While NCP continued publishing classics like Green Lantern, they released a new version of the definitive Trinity, Batman, Superman, and Wonder Woman, for the silver age.
In 1965, Donendeld passed away, making his son Irwin in charge of the company. At that time, Irwin changed the name of the company again to National Periodical Publication or NPP.
In 1969, the company was purchased by Kinney National Company which had also purchased Warner Brothers in that same year. The company then separated its entertainment and non-entertainment entities, namely Warner Communications and National Kinney Corporations.
Over the years, with the creation of hundreds and hundreds of amazing comic books under its publication, NPP still flaunted the DC logo unofficially as a branding tool.
Finally, in 1976, Jeanette Conn was selected as an editor for the NPP comic books, and she changed the official name of the publication to DC Comics (at last).

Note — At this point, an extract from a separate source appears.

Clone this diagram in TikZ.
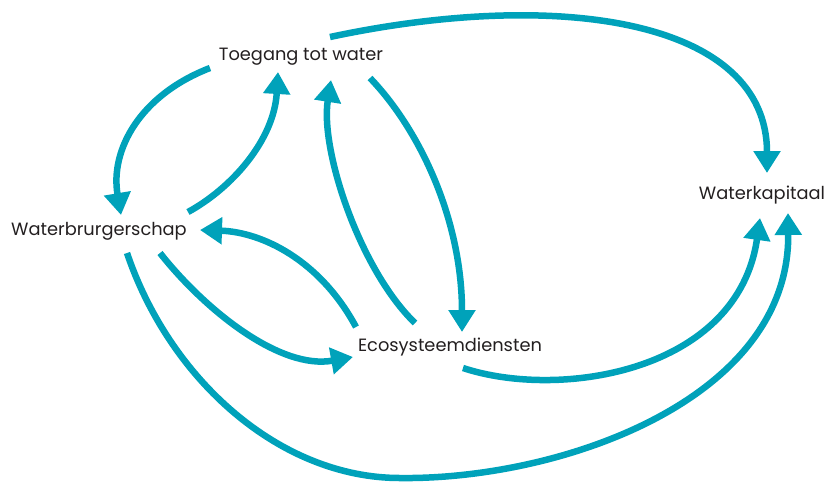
\documentclass[tikz,border=0pt]{standalone}
\usepackage{fontspec}
\setmainfont{Poppins}
\usepackage{tikz}
\usetikzlibrary{calc,arrows.meta}
\definecolor{flow}{RGB}{0,162,186}
\definecolor{ink}{RGB}{35,31,32}
\tikzset{
  >={Triangle[width=26pt,length=22pt]},
  label/.style={text=ink,font=\fontsize{17.8}{20}\selectfont,inner sep=0pt},
  link/.style={->,draw=flow,line width=6.5pt}
}

\begin{document}
\begin{tikzpicture}[x=1pt,y=-1pt]
\useasboundingbox (0,0) rectangle (826,483);
\node[label] (toegang)  at (301,57)  {Toegang tot water};
\node[label] (burger)   at (99,231)  {Waterbrurgerschap};
\node[label] (eco)      at (450,347) {Ecosysteemdiensten};
\node[label] (kapitaal) at (762,195) {Waterkapitaal};

% toegang -> kapitaal
\draw[link] ([shift={(29,-20)}]toegang.center) .. controls (560,-12) and (767,20) .. ([shift={(5,-22)}]kapitaal.center);
% toegang <-> burger
\draw[link] ([shift={(-91,11)}]toegang.center) .. controls (140,95) and (110,150) .. ([shift={(22,-16)}]burger.center);
\draw[link] ([shift={(89,-19)}]burger.center) .. controls (232,188) and (274,140) .. ([shift={(-23,15)}]toegang.center);
% toegang <-> eco
\draw[link] ([shift={(69,21)}]toegang.center) .. controls (420,130) and (462,220) .. ([shift={(12,-15)}]eco.center);
\draw[link] ([shift={(-35,-24)}]eco.center) .. controls (360,270) and (320,150) .. ([shift={(30,23)}]toegang.center);
% burger <-> eco
\draw[link] ([shift={(-94,-20)}]eco.center) .. controls (320,260) and (262,232) .. ([shift={(101,-1)}]burger.center);
\draw[link] ([shift={(61,22)}]burger.center) .. controls (205,310) and (280,370) .. ([shift={(-97,10)}]eco.center);
% eco -> kapitaal
\draw[link] ([shift={(13,21)}]eco.center) .. controls (560,400) and (738,372) .. ([shift={(-2,23)}]kapitaal.center);
% burger -> kapitaal
\draw[link] ([shift={(28,22)}]burger.center) .. controls (170,380) and (280,478) .. (400,478)
  .. controls (560,480) and (790,400) .. ([shift={(26,18)}]kapitaal.center);
\end{tikzpicture}
\end{document}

DC symbolized the most significant hit of NPP, the Detective Comics, and it was time to celebrate its legacy. She also came up with a new logo which has been an inspiration for every logo change till now.
With the absolute success of her decisions, she was made the president and the editor-in-chief of DC Comics.
Conn's contributions to DC have made her one of the most integral parts of its success today. She's also known as the First Lady of comic books for her influence in the industry.
So, this is how it all came to be what it is now, the iconic comic publishing giant, DC Comics: the organization that has given us the characters that we inherently love and comics that we read, again and again.